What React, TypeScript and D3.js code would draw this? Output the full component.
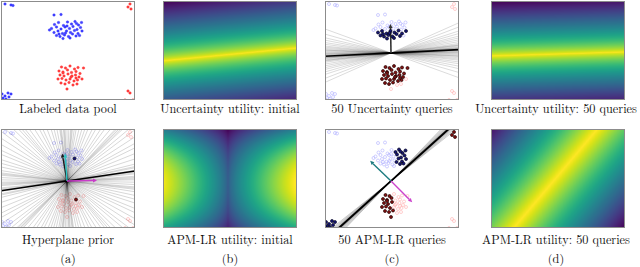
import React, { useMemo } from 'react';
import * as d3 from 'd3';

const W = 640;
const H = 267;
const PW = 134;
const PH = 99;
const colX = [1, 163, 325, 491];
const rowY = [1, 129];
const labelX = [68, 230, 392, 556];

const xDomain = [-6.6, 6.8];
const yDomain = [-4.7, 5.2];

// ---- pool data (data units) ----
const blueCluster: [number, number][] = [
  [-1.25, 2.85], [-0.85, 3.05], [-0.35, 2.75], [0.05, 3.1], [0.45, 2.9], [0.8, 3.15], [1.15, 2.8], [1.45, 3.05],
  [-1.55, 2.45], [-1.05, 2.6], [-0.6, 2.4], [-0.2, 2.6], [0.25, 2.45], [0.6, 2.65], [1.0, 2.35], [1.35, 2.55],
  [-1.3, 2.05], [-0.9, 2.2], [-0.45, 1.95], [-0.05, 2.2], [0.35, 2.05], [0.75, 2.25], [1.1, 1.95], [1.5, 2.2],
  [-1.05, 1.75], [-0.7, 1.65], [-0.25, 1.8], [0.15, 1.65], [0.55, 1.9], [0.9, 1.7], [-0.4, 1.45], [0.3, 1.5],
  [-1.75, 2.3], [0.0, 2.7], [0.95, 2.95], [-0.15, 2.0], [1.25, 1.75], [-0.8, 1.9], [-1.3, 3.8], [-0.6, 3.85],
];
const blueCorners: [number, number][] = [
  [-6.2, 4.9], [-5.6, 4.8], [-5.4, 4.75],
  [-6.5, -4.1], [-6.2, -4.3], [-5.9, -4.0], [-5.6, -4.1], [-6.4, -4.5], [-6.1, -4.6], [-5.8, -4.4], [-6.55, -4.65],
];
const redCluster: [number, number][] = [
  [-0.55, -1.4], [-0.15, -1.5], [0.3, -1.3], [0.75, -1.6], [1.1, -1.45], [1.65, -1.5],
  [-0.8, -1.8], [-0.4, -1.9], [0.05, -1.7], [0.45, -1.95], [0.9, -1.85], [1.3, -2.05],
  [-0.7, -2.2], [-0.3, -2.3], [0.1, -2.1], [0.5, -2.3], [0.85, -2.2], [1.2, -2.4],
  [-0.9, -2.6], [-0.5, -2.55], [-0.1, -2.7], [0.3, -2.6], [0.7, -2.8], [1.05, -2.7], [1.5, -2.6],
  [-0.6, -3.0], [-0.2, -3.1], [0.2, -2.95], [0.6, -3.2], [1.0, -3.1],
  [0.0, -3.6], [0.4, -2.4], [-0.4, -2.0], [0.9, -2.5],
];
const redCorners: [number, number][] = [
  [6.3, 4.9], [6.1, 4.6], [6.4, 4.4],
  [6.1, -3.8], [6.3, -4.0], [5.8, -4.7], [6.6, -4.7],
];

// queried indices
const priorQueryBlue = [21];
const priorQueryRed = [10];
const uncQueryBlue = [16, 17, 18, 19, 20, 21, 22, 23, 24, 25, 26, 27, 28, 29, 30, 31, 35, 37];
const uncQueryRed = [0, 1, 2, 3, 4, 5, 6, 7, 8, 9, 10, 11, 12, 13, 14, 15, 16, 17, 18, 19, 20, 21, 22, 23, 25, 26, 27, 31, 32, 33];
const apmQueryBlue = [4, 5, 6, 7, 13, 14, 15, 21, 22, 23, 28, 29, 34, 36];
const apmQueryBlueCorners = [3, 4, 5, 6, 7, 8, 9, 10];
const apmQueryRed = [0, 1, 6, 7, 8, 12, 13, 14, 18, 19, 20, 25, 26, 27, 30, 32];
const apmQueryRedCorners = [0, 1, 2];

// hyperplane angles (degrees)
const priorAngles = [1, 4, 6, 9, 11, 14, 18, 22, 26, 29, 33, 37, 40, 43, 45, 47, 50, 54, 57, 61, 64, 68, 71, 74, 77, 80, 82, 84, 86, 88, 90, 92, 94, 96, 98, 101, 104, 107, 111, 115, 118, 122, 126, 129, 133, 136, 140, 143, 147, 151, 155, 158, 162, 165, 168, 171, 173, 175, 177, 179, 3, 7, 12, 44, 46, 85, 93, 97, 131, 174, 2, 8];
const uncertAngles = [-20, -16, -13, -11, -9, -7.5, -6, -5, -4, -3, -2, -1.2, -0.5, 0.3, 1, 1.6, 2.2, 2.8, 3.3, 3.9, 4.5, 5.2, 6, 7, 8, 9.5, 11, 12.5, 14, 16, 18, 21, 24, 0.8, 2.5, 4.2, -2.5, 6.5];
const apmAngles = [38.5, 39.3, 40, 40.6, 41, 41.4, 41.7, 42, 42.2, 42.5, 42.8, 43.1, 43.5, 44, 44.6, 45.3, 46, 41.8, 42.1, 42.4, 41.5, 42.7];
const meanAngles = { prior: 8.4, uncert: 2.8, apm: 42 };

// arrows: [angle deg, length]
const priorArrows = { black: [100, 2.8], cyan: [94, 2.75], magenta: [1, 3.0] };
const uncArrow = [91, 2.9];
const apmArrows = { teal: [136, 2.9], magenta: [-45, 3.0] };

// utility fields
const uncInitField = [5.5, -0.15, 6.0, 0.75];
const uncFinalField = [1.7, -0.1, 5.4, 0.75];
const apmFinalField = [49.8, 0.27, 8.3, 1.0];
const apmInitField = [-0.1, -0.2, 6.7, 5.3, 0.28, 0.4, 0.75];

const titles = [
  ['Labeled data pool', 'Uncertainty utility: initial', '50 Uncertainty queries', 'Uncertainty utility: 50 queries'],
  ['Hyperplane prior', 'APM-LR utility: initial', '50 APM-LR queries', 'APM-LR utility: 50 queries'],
];
const subLabels = ['(a)', '(b)', '(c)', '(d)'];

const xs = d3.scaleLinear().domain(xDomain).range([0, PW]);
const ys = d3.scaleLinear().domain(yDomain).range([PH, 0]);

function lineField(p: number[]) {
  const [ang, off, s, pw] = p;
  const a = (ang * Math.PI) / 180;
  const nx = -Math.sin(a), ny = Math.cos(a);
  return (x: number, y: number) => {
    const d = Math.abs(x * nx + y * ny - off);
    return 1 - Math.pow(Math.min(1.2, d / s), pw);
  };
}
function apmInit(p: number[]) {
  const [x0, y0, sx, sy, c, k, e] = p;
  return (x: number, y: number) => {
    const u = Math.pow(Math.min(1, Math.abs(x - x0) / sx), e);
    const w = (y - y0) / sy;
    return c * (1 - w * w) + (1 - c) * u * (1 - k * w * w);
  };
}

function heatUrl(f: (x: number, y: number) => number): string {
  const S = 2;
  const cw = PW * S, ch = PH * S;
  const canvas = document.createElement('canvas');
  canvas.width = cw;
  canvas.height = ch;
  const ctx = canvas.getContext('2d');
  if (!ctx) return '';
  const vals: number[] = [];
  for (let j = 0; j < ch; j++) {
    for (let i = 0; i < cw; i++) {
      vals.push(f(xs.invert((i + 0.5) / S), ys.invert((j + 0.5) / S)));
    }
  }
  const [mn, mx] = d3.extent(vals) as [number, number];
  const cs = d3.scaleSequential(d3.interpolateViridis).domain([mn, mx]);
  const img = ctx.createImageData(cw, ch);
  vals.forEach((v, k) => {
    const c = d3.rgb(cs(v));
    img.data[k * 4] = c.r;
    img.data[k * 4 + 1] = c.g;
    img.data[k * 4 + 2] = c.b;
    img.data[k * 4 + 3] = 255;
  });
  ctx.putImageData(img, 0, 0);
  return canvas.toDataURL();
}

const FONT = "'Latin Modern Roman','CMU Serif','Liberation Serif','Times New Roman',serif";

function Frame({ x, y }: { x: number; y: number }) {
  return <rect x={x + 0.5} y={y + 0.5} width={PW - 1} height={PH - 1} fill="none" stroke="#8c8c8c" strokeWidth={1} />;
}

function Lines({ angles, opacity, width, color }: { angles: number[]; opacity: number; width: number; color: string }) {
  return (
    <g>
      {angles.map((a, i) => {
        const r = (a * Math.PI) / 180;
        const L = 20;
        return (
          <line key={i} x1={xs(-L * Math.cos(r))} y1={ys(-L * Math.sin(r))} x2={xs(L * Math.cos(r))} y2={ys(L * Math.sin(r))}
            stroke={color} strokeOpacity={opacity} strokeWidth={width} />
        );
      })}
    </g>
  );
}

function Arrow({ spec, color, width }: { spec: number[]; color: string; width: number }) {
  const [ang, len] = spec;
  const r = (ang * Math.PI) / 180;
  const x0 = xs(0), y0 = ys(0);
  const x1 = xs(len * Math.cos(r)), y1 = ys(len * Math.sin(r));
  const dx = x1 - x0, dy = y1 - y0;
  const l = Math.hypot(dx, dy);
  const ux = dx / l, uy = dy / l;
  const hl = 4, hw = 2;
  const bx = x1 - ux * hl, by = y1 - uy * hl;
  const pts = [[x1, y1], [bx - uy * hw, by + ux * hw], [bx + uy * hw, by - ux * hw]];
  return (
    <g>
      <line x1={x0} y1={y0} x2={bx} y2={by} stroke={color} strokeWidth={width} />
      <polygon points={pts.map((p) => p.join(',')).join(' ')} fill={color} />
    </g>
  );
}

function Dots({ pts, fill, stroke, r, sw, op }: { pts: [number, number][]; fill: string; stroke: string; r: number; sw: number; op?: number }) {
  return (
    <g opacity={op ?? 1}>
      {pts.map((p, i) => (
        <circle key={i} cx={xs(p[0])} cy={ys(p[1])} r={r} fill={fill} stroke={stroke} strokeWidth={sw} />
      ))}
    </g>
  );
}

const allBlue = [...blueCluster, ...blueCorners];
const allRed = [...redCluster, ...redCorners];

function HollowPool() {
  return (
    <g>
      <Dots pts={allBlue} fill="none" stroke="#8f8fff" r={1.5} sw={0.6} op={0.7} />
      <Dots pts={allRed} fill="none" stroke="#ff8f8f" r={1.5} sw={0.6} op={0.7} />
    </g>
  );
}

function Queried({ blue, red }: { blue: [number, number][]; red: [number, number][] }) {
  return (
    <g>
      <Dots pts={blue} fill="#16167a" stroke="#000" r={1.5} sw={0.6} />
      <Dots pts={red} fill="#8a1010" stroke="#000" r={1.5} sw={0.6} />
    </g>
  );
}

function Panel({ col, row, id, children }: { col: number; row: number; id: string; children: React.ReactNode }) {
  const x = colX[col], y = rowY[row];
  return (
    <g>
      <clipPath id={id}>
        <rect x={0} y={0} width={PW} height={PH} />
      </clipPath>
      <g transform={`translate(${x},${y})`}>
        <rect x={0} y={0} width={PW} height={PH} fill="#fff" />
        <g clipPath={`url(#${id})`}>{children}</g>
      </g>
      <Frame x={x} y={y} />
    </g>
  );
}

export default function App() {
  const heat = useMemo(() => ({
    uncInit: heatUrl(lineField(uncInitField)),
    uncFinal: heatUrl(lineField(uncFinalField)),
    apmInit: heatUrl(apmInit(apmInitField)),
    apmFinal: heatUrl(lineField(apmFinalField)),
  }), []);

  const pick = (arr: [number, number][], idx: number[]) => idx.map((i) => arr[i]);

  return (
    <svg width={W} height={H} style={{ position: 'fixed', left: 0, top: 0, background: '#fff' }} fontFamily={FONT}>
      <Panel col={0} row={0} id="c0">
        <Dots pts={allBlue} fill="#2020ff" stroke="#0000ff" r={1.3} sw={0.3} op={0.85} />
        <Dots pts={allRed} fill="#ff2020" stroke="#ff0000" r={1.3} sw={0.3} op={0.85} />
      </Panel>
      <Panel col={1} row={0} id="c1">
        <image href={heat.uncInit} x={0} y={0} width={PW} height={PH} preserveAspectRatio="none" />
      </Panel>
      <Panel col={2} row={0} id="c2">
        <HollowPool />
        <Lines angles={uncertAngles} opacity={0.18} width={0.8} color="#000" />
        <Lines angles={[meanAngles.uncert]} opacity={1} width={1.6} color="#000" />
        <Arrow spec={uncArrow} color="#333" width={1.6} />
        <Queried blue={pick(blueCluster, uncQueryBlue)} red={pick(redCluster, uncQueryRed)} />
      </Panel>
      <Panel col={3} row={0} id="c3">
        <image href={heat.uncFinal} x={0} y={0} width={PW} height={PH} preserveAspectRatio="none" />
      </Panel>
      <Panel col={0} row={1} id="c4">
        <HollowPool />
        <Lines angles={priorAngles} opacity={0.2} width={0.8} color="#000" />
        <Lines angles={[meanAngles.prior]} opacity={1} width={1.6} color="#000" />
        <Arrow spec={priorArrows.black} color="#1a1a1a" width={1.4} />
        <Arrow spec={priorArrows.cyan} color="#2ec4c4" width={1.4} />
        <Arrow spec={priorArrows.magenta} color="#c83cc8" width={1.4} />
        <Queried blue={pick(blueCluster, priorQueryBlue)} red={pick(redCluster, priorQueryRed)} />
      </Panel>
      <Panel col={1} row={1} id="c5">
        <image href={heat.apmInit} x={0} y={0} width={PW} height={PH} preserveAspectRatio="none" />
      </Panel>
      <Panel col={2} row={1} id="c6">
        <HollowPool />
        <Lines angles={apmAngles} opacity={0.2} width={1} color="#000" />
        <Lines angles={[meanAngles.apm]} opacity={1} width={1.8} color="#000" />
        <Arrow spec={apmArrows.teal} color="#1d7c80" width={1.4} />
        <Arrow spec={apmArrows.magenta} color="#cc44cc" width={1.4} />
        <Queried
          blue={[...pick(blueCluster, apmQueryBlue), ...pick(blueCorners, apmQueryBlueCorners)]}
          red={[...pick(redCluster, apmQueryRed), ...pick(redCorners, apmQueryRedCorners)]}
        />
      </Panel>
      <Panel col={3} row={1} id="c7">
        <image href={heat.apmFinal} x={0} y={0} width={PW} height={PH} preserveAspectRatio="none" />
      </Panel>

      {titles.map((row, r) =>
        row.map((t, c) => (
          <text key={`${r}-${c}`} x={labelX[c]} y={r === 0 ? 113 : 244} textAnchor="middle" fontSize={12.3} fill="#111">
            {t}
          </text>
        ))
      )}
      {subLabels.map((t, c) => (
        <text key={t} x={labelX[c]} y={263} textAnchor="middle" fontSize={12.3} fill="#111">
          {t}
        </text>
      ))}
    </svg>
  );
}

■ **AIM OF THE EXERCISE**
Starting at the top of the listing above, please restate word for word each line up to and including the one that holds "const yDomain = [-4.7, 5.2];", omitting every image.

■ **RESULT OF THIS TASK**
What React, TypeScript and D3.js code would draw this? Output the full component.
import React, { useMemo } from 'react';
import * as d3 from 'd3';

const W = 640;
const H = 267;
const PW = 134;
const PH = 99;
const colX = [1, 163, 325, 491];
const rowY = [1, 129];
const labelX = [68, 230, 392, 556];

const xDomain = [-6.6, 6.8];
const yDomain = [-4.7, 5.2];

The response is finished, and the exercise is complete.